# What colour pants to match green jacket?



## jennifer (Dec 18, 2012)

Green. I would go with green.


----------



## onthefence (Dec 16, 2010)

I would not go green. You'd have to get the EXACT tone to match it, otherwise it will look awful. And if your shopping online the pics can be deceiving of what tone it actually is. I think a black pant would look clean and is probably the best choice.

edit: a darker brown might not look bad.


----------



## tokyo_dom (Jan 7, 2013)

Thanks... I hadnt thought about brown... that might just work. Black might be just a little too understated - with the black shoes, it would be black from the waist down

I probably wont be shopping online, prefer to try them on before buying.


----------



## jennifer (Dec 18, 2012)

onthefence said:


> I would not go green. You'd have to get the EXACT tone to match it, otherwise it will look awful. And if your shopping online the pics can be deceiving of what tone it actually is. I think a black pant would look clean and is probably the best choice.
> 
> edit: a darker brown might not look bad.


I am a total picky ass. I have been known spend weeks shopping at dozens of different stores just to get stuff that matches perfectly. lol Yeah...I am a girl. My jacket is pink and orange, and I ended up knitting my own beanie just to make sure that the colors matched exactly. Even bought a sports watch that matched perfectly. I am a little crazy that way. So for me to say "green" I guess I didnt take into account that not everyone is going to be as insane as I am.


----------



## wrathfuldeity (Oct 5, 2007)

hot pink.....


----------



## apintojr (Jan 10, 2008)

Purple (right shade),Grey (right shade), Brown, Black, Tan, blue jean


----------



## backstop13 (Jun 27, 2012)

yeah I'd probably go lime green on that one if you can find it in person. Take your jacket with you so you can try to match it up as best as possible


----------



## legallyillegal (Oct 6, 2008)

go brown because youre gonna look like poo anyways


----------



## kaka (Aug 28, 2012)

who cares? :thumbsup:

You won't ride any better, any worse, nor get more ass. ccasion14:


----------



## vukovi21 (Feb 17, 2012)

i would sell the jacket and start all over again...you should go with solids,down and top..and play with that two tone set


----------



## oldmate (Oct 24, 2011)

yellow with salmon stripes.


----------



## Sassicaia (Jan 21, 2012)

Since you are asking opinions ill give you mine. Id sell that jacket because it looks like ass. Pants won't help.


----------



## SinkHole (Apr 26, 2012)

Naw, keep the jacket man! It's super sick!
But you should check out over here for better opinions: skiingforum.com, and then sell your board. Please.


----------



## Tom Leep (Jan 8, 2013)

def go with the brown. looks good with green and since you have some brown in the jacket, it should look great.


----------



## Ocho (Mar 13, 2011)

Grey. 

10 char.


----------



## tokyo_dom (Jan 7, 2013)

LOL thanks for the replies

I guess i had it coming when asking for opinions  Jacket was on sale, something that tends to determine alot of my fashion purchases. Unfortunately the wife will hit the roof if i tell her i want to sell it and start again (looking for both jacket and pants)
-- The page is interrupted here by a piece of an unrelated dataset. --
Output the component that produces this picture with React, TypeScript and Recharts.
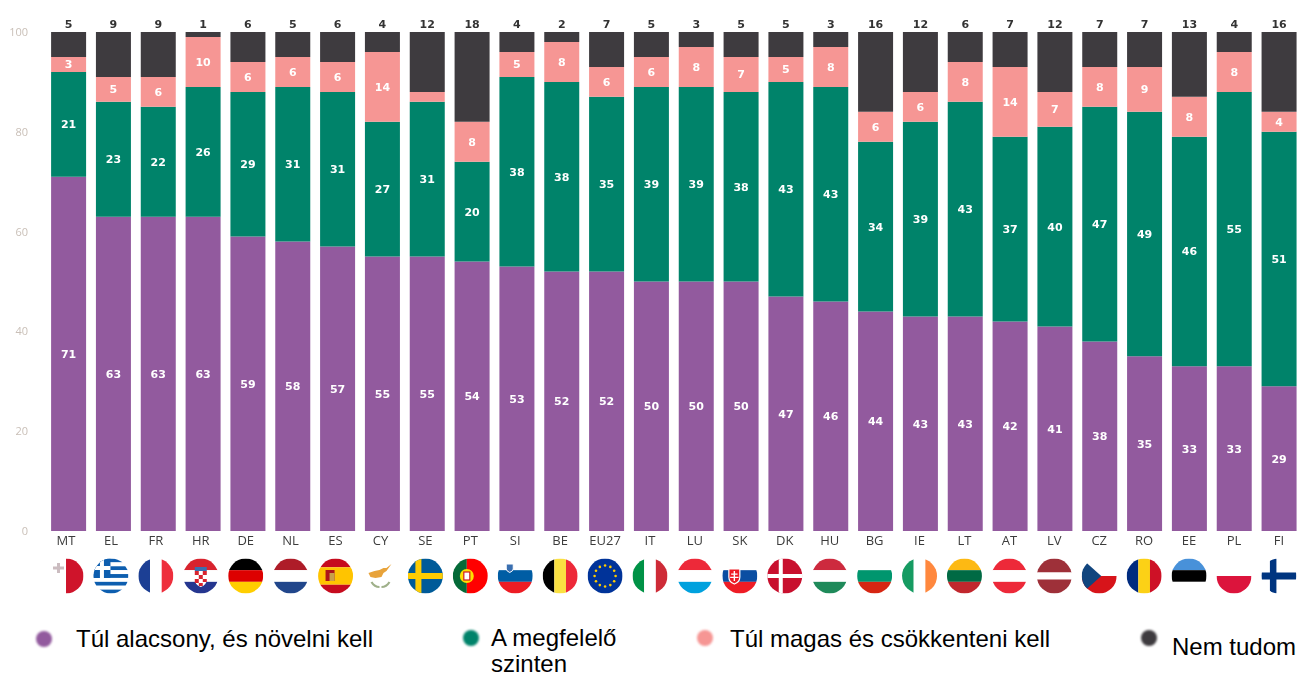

Maybe its for the best though. I quite like those baseball jacket style jackets that were popular here (Japan) last year; team that with a set of denim type pants for a street casual look... Might work, right?


----------



## Ocho (Mar 13, 2011)

tokyo_dom said:


> LOL thanks for the replies
> 
> I guess i had it coming when asking for opinions  Jacket was on sale, something that tends to determine alot of my fashion purchases. Unfortunately the wife will hit the roof if i tell her i want to sell it and start again (looking for both jacket and pants)
> 
> Maybe its for the best though. I quite like those baseball jacket style jackets that were popular here (Japan) last year; team that with a set of denim type pants for a street casual look... Might work, right?


I like the jacket.

What color pant does your wife think you should go with? You have the benefit of in-house female fashion opinion; ask her!

Now if SHE says she doesn't like the jacket, well then sell it, start again, and you're welcome


----------



## tokyo_dom (Jan 7, 2013)

Thanks! Well as i said, she isnt a fan of me buying snowboard gear if i already have pants (she is of the "Buy once, buy good" opinion), so at the moment she is refusing to help me out here 

Mind you, she did advise me on this jacket (or at least agreed it looked ok), so according to a few here, she might not be the best person to advise me on the pants


----------



## Ocho (Mar 13, 2011)

tokyo_dom said:


> Thanks! Well as i said, she isnt a fan of me buying snowboard gear if i already have pants (she is of the "Buy once, buy good" opinion), so at the moment she is refusing to help me out here
> 
> Mind you, she did advise me on this jacket (or at least agreed it looked ok), so according to a few here, she might not be the best person to advise me on the pants


Ah. Well fwiw I'm a chick and I like the jacket, too.


----------



## tokyo_dom (Jan 7, 2013)

thanks to all the honest/painful advice i went out and bought a new jacket as well as pants (I think half of it was that i wanted a new jacket)

I'm going with this now:

















The DC jacket is somewhat thinner than my North Face one, so i'll probably keep that for colder days or something. More features on the NF one as well, but i like the look of this 'street casual' setup. Wife isnt happy, but i got a great price on both of them so...


----------